Winkfield grudgingly spent the night with a neighbor of the Soldier’s family, who had retrieved his luggage from a hotel and shared meals with him.
“You have to understand my frame of mind, you know, I was messed up with hate,” Winkfield said. “It was destroying me on the inside. I very reluctantly gave in.”
After that moment, Winkfield believes he also gave in to the ideals of King.
“I had to stop … and do what Dr. King said: ‘Let no man pull you low enough to hate him’,” Winkfield told the audience. “I allowed that to happen and as I started to make this transformation from hate to who I am today, John E. Winkfield, I really began to actually live. Before that I don’t think I was really living, I was just existing, not living as a person.”
The Army retiree and NTC veteran of 19 years said it was a challenging conversion.
“It was a tough journey,” Winkfield said. “I had some really rough roads.

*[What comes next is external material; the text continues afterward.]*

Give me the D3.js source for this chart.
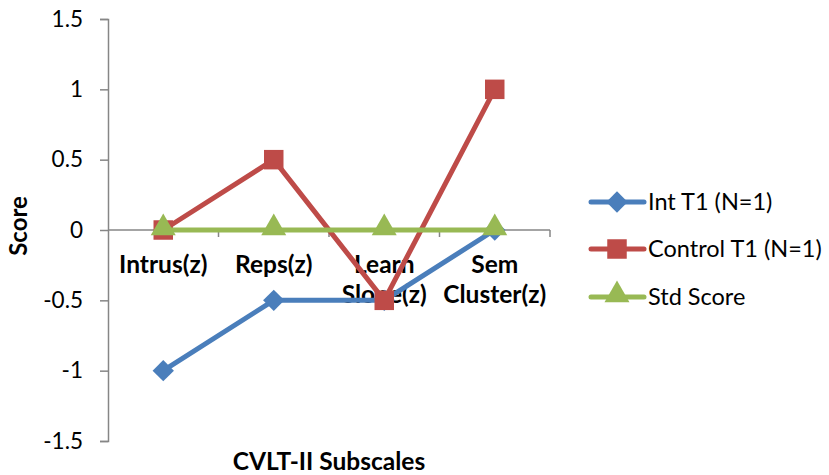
<!DOCTYPE html>
<html>
<head>
<meta charset="utf-8">
<script src="https://cdn.jsdelivr.net/npm/d3@7"></script>
<style>
  body { margin: 0; background: #fff; }
  text { font-family: Lato, "Open Sans", sans-serif; fill: #000; }
</style>
</head>
<body>
<div id="chart"></div>
<script>
// 資料
const categories = ["Intrus(z)", "Reps(z)", "Learn Slope(z)", "Sem Cluster(z)"];
const categoryLines = [["Intrus(z)"], ["Reps(z)"], ["Learn", "Slope(z)"], ["Sem", "Cluster(z)"]];
const intT1 = [-1, -0.5, -0.5, 0];
const controlT1 = [0, 0.5, -0.5, 1];
const stdScore = [0, 0, 0, 0];
const seriesNames = ["Int T1 (N=1)", "Control T1 (N=1)", "Std Score"];
const yTicks = [-1.5, -1, -0.5, 0, 0.5, 1, 1.5];

const width = 829, height = 475;
const colors = ["#4A7EBB", "#BE4B48", "#98B954"];
const symbols = [d3.symbolDiamond2, d3.symbolSquare, d3.symbolTriangle];
const symSizes = [290, 380, 270];

const svg = d3.select("#chart").append("svg")
    .attr("width", width)
    .attr("height", height);

const x = d3.scaleBand().domain(categories).range([108, 550]);
const y = d3.scaleLinear().domain([-1.5, 1.5]).range([441, 19]);

const axisColor = "#868686";

// Y 軸
const yAxis = svg.append("g")
    .attr("transform", "translate(108,0)")
    .call(d3.axisLeft(y).tickValues(yTicks).tickSize(8).tickPadding(17)
        .tickFormat(d => String(d)));
yAxis.select(".domain").attr("stroke", axisColor).attr("stroke-width", 1.5);
yAxis.selectAll(".tick line").attr("stroke", axisColor).attr("stroke-width", 1.5);
yAxis.selectAll(".tick text").style("font-size", "22.5px").attr("fill", "#000");

// X 軸 (y = 0)
const xAxisG = svg.append("g");
xAxisG.append("line")
    .attr("x1", 108).attr("x2", 550)
    .attr("y1", y(0)).attr("y2", y(0))
    .attr("stroke", axisColor).attr("stroke-width", 1.5);
const bounds = categories.map(c => x(c) + x.bandwidth());
xAxisG.selectAll(".xtick")
    .data(bounds)
    .enter().append("line")
    .attr("x1", d => d).attr("x2", d => d)
    .attr("y1", y(0)).attr("y2", y(0) + 7)
    .attr("stroke", axisColor).attr("stroke-width", 1.5);

// 類別標籤
categories.forEach((c, i) => {
  const t = svg.append("text")
      .attr("x", x(c) + x.bandwidth() / 2)
      .attr("y", 273)
      .attr("text-anchor", "middle")
      .style("font-size", "24.5px")
      .style("font-weight", "bold");
  categoryLines[i].forEach((line, j) => {
    t.append("tspan")
        .attr("x", x(c) + x.bandwidth() / 2)
        .attr("dy", j === 0 ? 0 : 30)
        .text(line);
  });
});

// 系列
const allSeries = [intT1, controlT1, stdScore];
const line = d3.line()
    .x((d, i) => x(categories[i]) + x.bandwidth() / 2)
    .y(d => y(d));

allSeries.forEach((vals, s) => {
  const g = svg.append("g");
  g.append("path")
      .datum(vals)
      .attr("d", line)
      .attr("fill", "none")
      .attr("stroke", colors[s])
      .attr("stroke-width", 5)
      .attr("stroke-linejoin", "round");
  g.selectAll(".pt")
      .data(vals)
      .enter().append("path")
      .attr("transform", (d, i) => `translate(${x(categories[i]) + x.bandwidth() / 2},${y(d) - (s === 2 ? 2 : 0)})`)
      .attr("d", d3.symbol().type(symbols[s]).size(symSizes[s]))
      .attr("fill", colors[s]);
});

// 軸標題
svg.append("text")
    .attr("transform", "translate(27,226) rotate(-90)")
    .attr("text-anchor", "middle")
    .style("font-size", "24px")
    .style("font-weight", "bold")
    .text("Score");

svg.append("text")
    .attr("x", 329)
    .attr("y", 470)
    .attr("text-anchor", "middle")
    .style("font-size", "24.5px")
    .style("font-weight", "bold")
    .text("CVLT-II Subscales");

// 圖例
const legendY = [202, 249, 297];
seriesNames.forEach((name, s) => {
  const g = svg.append("g").attr("transform", `translate(0,${legendY[s]})`);
  g.append("line")
      .attr("x1", 591).attr("x2", 644)
      .attr("stroke", colors[s]).attr("stroke-width", 5)
      .attr("stroke-linecap", "round");
  g.append("path")
      .attr("transform", `translate(617,${s === 2 ? -2 : 0})`)
      .attr("d", d3.symbol().type(symbols[s]).size(symSizes[s]))
      .attr("fill", colors[s]);
  g.append("text")
      .attr("x", 648)
      .attr("y", 0)
      .attr("dy", "0.35em")
      .style("font-size", "23.5px")
      .text(name);
});
</script>
</body>
</html>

Each of those rough roads I had to travel was education for me, because I learned a great deal. I learned a lot about myself and people.”
Winkfield came to realize what King taught many during his shortened life: hate will never solve your problems or help you with your problems.
His final quote from King to the audience: “Darkness cannot drive out darkness, only light can do that. Hate cannot drive out hate, only love can do that.”